# Testing using a model to predict on new reviews

In [3]:
from joblib import dump, load
import re

Load most effective model, from `attempt-3.ipynb`, along with `CountVectorizer` and `SelectPercentile` (feature selector)

In [6]:
model = load("NB-model.joblib")
cv = load("NB-vectorizer.joblib")
percbest = load("NB-chi2.joblib")

In [23]:
# new sentences to predict on
docs = [
    "Prof Ritchey is a great guy and an even better teacher! Anyone who doesn't like his class is just an idiot lmao",
    "If you get this guy, just drop out.
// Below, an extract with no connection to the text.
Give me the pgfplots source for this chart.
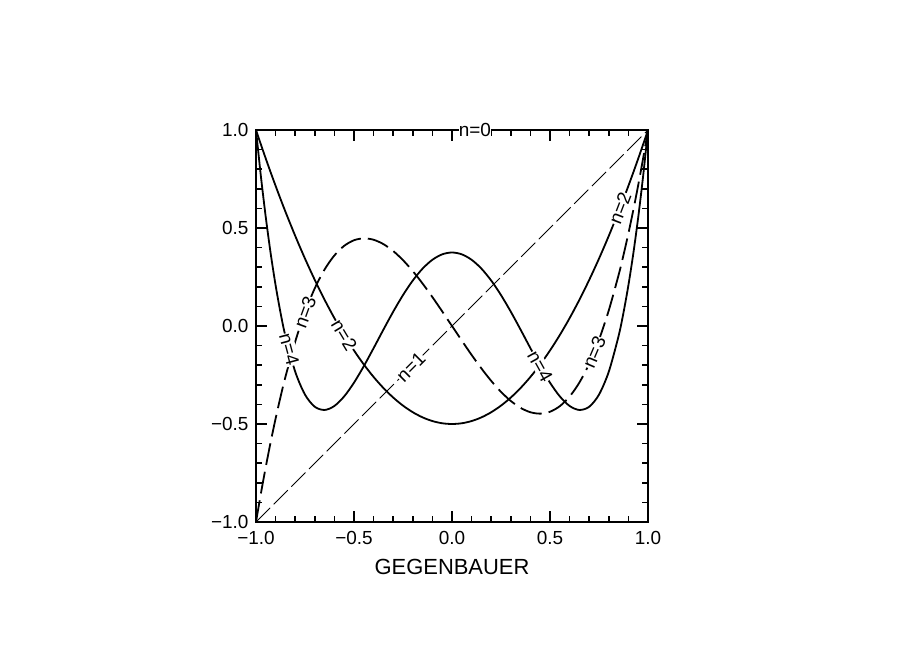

It's actually a better use of your time to stick forks in your eyes than trying to understand his lectures.",
    "I'm just happy to be here!",
    "This guy sucks and stinks and is bad and I hate him.",
    "Trying to use very negative words so the model picks up the bad terrible horrible hate sentiment"
]

Feed new comments into basic preprocessing pipeline

In [24]:
comments_proper = []

for review in docs:
    review = re.sub('&([a-zA-z]+|#\d+);', "", review)           # remove HTML codes
    review = re.sub('&#63;?', '', review)                       # HTML code for question mark evades erasure on occasion, handle here
    review = re.sub(r'\s*https?://\S+(\s+|$)', ' ', review)                                     # remove links
    review = re.sub("^(\+\d{1,2}\s)?\(?\d{3}\)?[\s.-]?\d{3}[\s.-]?\d{4}$", ' ', review)         # remove phone numbers
    review = re.sub("[a-zA-Z0-9_.+-]+@[a-zA-Z0-9-]+\.[a-zA-Z0-9-.]+", " ", review)              # remove email addresses

    review = re.sub(r'(.)\1\1+', '\g<1>', review)               # replace any three characters in a row with one

    review = re.sub('[^a-zA-Z]+', ' ', review)                  # remove non-alphabetic characters

    review = re.sub('\s+', ' ', review)
    review = review.lower()                                     # lowercase review for uniformity

    comments_proper.append(review)

comments_proper

['prof ritchey is a great guy and an even better teacher anyone who doesn t like his class is just an idiot lmao',
 'if you get this guy just drop out it s actually a better use of your time to stick forks in your eyes than trying to understand his lectures ',
 'i m just happy to be here ',
 'this guy sucks and stinks and is bad and i hate him ',
 'trying to use very negative words so the model picks up the bad terrible horrible hate sentiment']

In [25]:
preds = []

for review in comments_proper:
    pred = model.predict(percbest.transform(cv.transform([review])))
    preds.append(pred[0])       # model.predict() returns a list, so isolate individual value

In [26]:
preds

[1, 1, 1, 1, 0]